**Data block:**
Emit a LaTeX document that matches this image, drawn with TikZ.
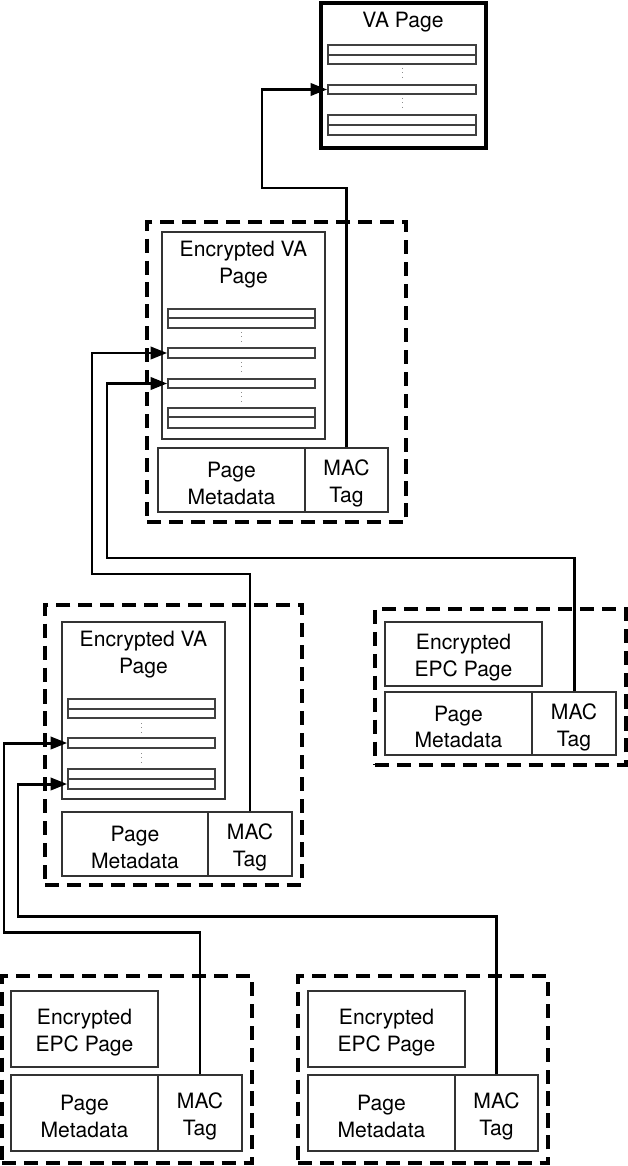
\documentclass[tikz,border=0pt]{standalone}
\usepackage{fontspec}
\setmainfont{TeX Gyre Heros}
\usetikzlibrary{arrows.meta,fit}

\begin{document}
\begin{tikzpicture}[
    x=0.02cm, y=-0.02cm,
    font=\fontsize{12}{15.3}\selectfont,
    box/.style={
        rectangle, draw=black!80, line width=0.7pt,
        inner sep=0pt,
    },
    vapage/.style={box, draw=black, line width=1.9pt},
    slot/.style={rectangle, draw=black!75, line width=0.9pt, inner sep=0pt},
    group/.style={
        rectangle, draw=black, line width=1.8pt,
        dash pattern=on 8pt off 4.5pt, inner sep=0pt,
    },
    title/.style={align=center, inner sep=0pt},
    boxtext/.style={title, yshift=-2pt},
    vdots/.style={draw=black!45, line width=0.5pt, dotted},
    link/.style={-{Triangle[length=9.5pt,width=7pt]}, line width=1.7pt, draw=black},
]

% Canvas
\useasboundingbox (0,0) rectangle (628,1166);

% =============================================================
% TOP: VA page
% =============================================================
\node[vapage, fit={(321,3) (486,148)}] (va) {};
\node[title] (vatitle) at (403,22) {VA Page};

\node[slot, fit={(328,45) (476,55)}] (va1a) {};
\node[slot, fit={(328,55) (476,64)}] (va1b) {};
\node[slot, fit={(328,85) (476,94)}] (va2) {};
\node[slot, fit={(328,115) (476,125)}] (va3a) {};
\node[slot, fit={(328,125) (476,135)}] (va3b) {};
\draw[vdots] (402,68) -- (402,78);
\draw[vdots] (402,98) -- (402,108);

% =============================================================
% Encrypted VA page (upper)
% =============================================================
\node[group, fit={(147,222) (406,522)}] (grp1) {};
\node[box, fit={(162,232) (325,439)}] (enc1) {};
\node[title] (enc1title) at (243.5,265) {Encrypted VA\\Page};

\node[slot, fit={(168,309) (315,318)}] (e1r1a) {};
\node[slot, fit={(168,318) (315,328)}] (e1r1b) {};
\node[slot, fit={(168,348) (315,358)}] (e1r2) {};
\node[slot, fit={(168,379) (315,388)}] (e1r3) {};
\node[slot, fit={(168,408) (315,417)}] (e1r4a) {};
\node[slot, fit={(168,417) (315,428)}] (e1r4b) {};
\draw[vdots] (241.5,332) -- (241.5,341);
\draw[vdots] (241.5,362) -- (241.5,371);
\draw[vdots] (241.5,392) -- (241.5,401);

\node[box, fit={(158,448) (305,512)}, label={[boxtext]center:Page\\Metadata}] (meta1) {};
\node[box, fit={(305,448) (388,512)}, label={[boxtext]center:MAC\\Tag}] (mac1) {};

% =============================================================
% Encrypted VA page (lower)
% =============================================================
\node[group, fit={(45,605) (302,885)}] (grp2) {};
\node[box, fit={(62,622) (225,799)}] (enc2) {};
\node[title] (enc2title) at (143.5,655) {Encrypted VA\\Page};

\node[slot, fit={(68,699) (215,709)}] (e2r1a) {};
\node[slot, fit={(68,709) (215,718)}] (e2r1b) {};
\node[slot, fit={(68,738) (215,748)}] (e2r2) {};
\node[slot, fit={(68,769) (215,779)}] (e2r3a) {};
\node[slot, fit={(68,779) (215,789)}] (e2r3b) {};
\draw[vdots] (141.5,723) -- (141.5,732);
\draw[vdots] (141.5,753) -- (141.5,762);

\node[box, fit={(62,812) (208,876)}, label={[boxtext]center:Page\\Metadata}] (meta2) {};
\node[box, fit={(208,812) (292,876)}, label={[boxtext]center:MAC\\Tag}] (mac2) {};

% =============================================================
% Encrypted EPC pages
% =============================================================
\node[group, fit={(375,609) (626,765)}] (grp3) {};
\node[box, fit={(385,622) (542,686)}, label={[boxtext]center:Encrypted\\EPC Page}] (epc3) {};
\node[box, fit={(385,692) (532,755)}, label={[boxtext]center:Page\\Metadata}] (meta3) {};
\node[box, fit={(532,692) (616,755)}, label={[boxtext]center:MAC\\Tag}] (mac3) {};

\node[group, fit={(2,976) (252,1163)}] (grp4) {};
\node[box, fit={(11,991) (158,1067)}, label={[boxtext]center:Encrypted\\EPC Page}] (epc4) {};
\node[box, fit={(11,1075) (158,1151)}, label={[boxtext]center:Page\\Metadata}] (meta4) {};
\node[box, fit={(158,1075) (242,1151)}, label={[boxtext]center:MAC\\Tag}] (mac4) {};

\node[group, fit={(298,976) (548,1163)}] (grp5) {};
\node[box, fit={(308,991) (465,1067)}, label={[boxtext]center:Encrypted\\EPC Page}] (epc5) {};
\node[box, fit={(308,1075) (455,1151)}, label={[boxtext]center:Page\\Metadata}] (meta5) {};
\node[box, fit={(455,1075) (538,1151)}, label={[boxtext]center:MAC\\Tag}] (mac5) {};

% MAC tags point up to their slots
\draw[link] (mac1.north) |- (262,188) |- (va2.west);
\draw[link] (mac2.north) |- (92,574) |- (e1r2.west);
\draw[link] (mac3.north) |- (107,558) |- (e1r3.west);
\draw[link] (mac4.north) |- (4,932) |- (e2r2.west);
\draw[link] (mac5.north) |- (18,916) |- (e2r3b.west);

\end{tikzpicture}
\end{document}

**Problem description:** From the opening line of the listing above through the line bearing "(402,98) -- (402,108);", repeat each line exactly. Drop every picture.

**Written reply:**
Emit a LaTeX document that matches this image, drawn with TikZ.
\documentclass[tikz,border=0pt]{standalone}
\usepackage{fontspec}
\setmainfont{TeX Gyre Heros}
\usetikzlibrary{arrows.meta,fit}

\begin{document}
\begin{tikzpicture}[
    x=0.02cm, y=-0.02cm,
    font=\fontsize{12}{15.3}\selectfont,
    box/.style={
        rectangle, draw=black!80, line width=0.7pt,
        inner sep=0pt,
    },
    vapage/.style={box, draw=black, line width=1.9pt},
    slot/.style={rectangle, draw=black!75, line width=0.9pt, inner sep=0pt},
    group/.style={
        rectangle, draw=black, line width=1.8pt,
        dash pattern=on 8pt off 4.5pt, inner sep=0pt,
    },
    title/.style={align=center, inner sep=0pt},
    boxtext/.style={title, yshift=-2pt},
    vdots/.style={draw=black!45, line width=0.5pt, dotted},
    link/.style={-{Triangle[length=9.5pt,width=7pt]}, line width=1.7pt, draw=black},
]

% Canvas
\useasboundingbox (0,0) rectangle (628,1166);

% =============================================================
% TOP: VA page
% =============================================================
\node[vapage, fit={(321,3) (486,148)}] (va) {};
\node[title] (vatitle) at (403,22) {VA Page};

\node[slot, fit={(328,45) (476,55)}] (va1a) {};
\node[slot, fit={(328,55) (476,64)}] (va1b) {};
\node[slot, fit={(328,85) (476,94)}] (va2) {};
\node[slot, fit={(328,115) (476,125)}] (va3a) {};
\node[slot, fit={(328,125) (476,135)}] (va3b) {};
\draw[vdots] (402,68) -- (402,78);
\draw[vdots] (402,98) -- (402,108);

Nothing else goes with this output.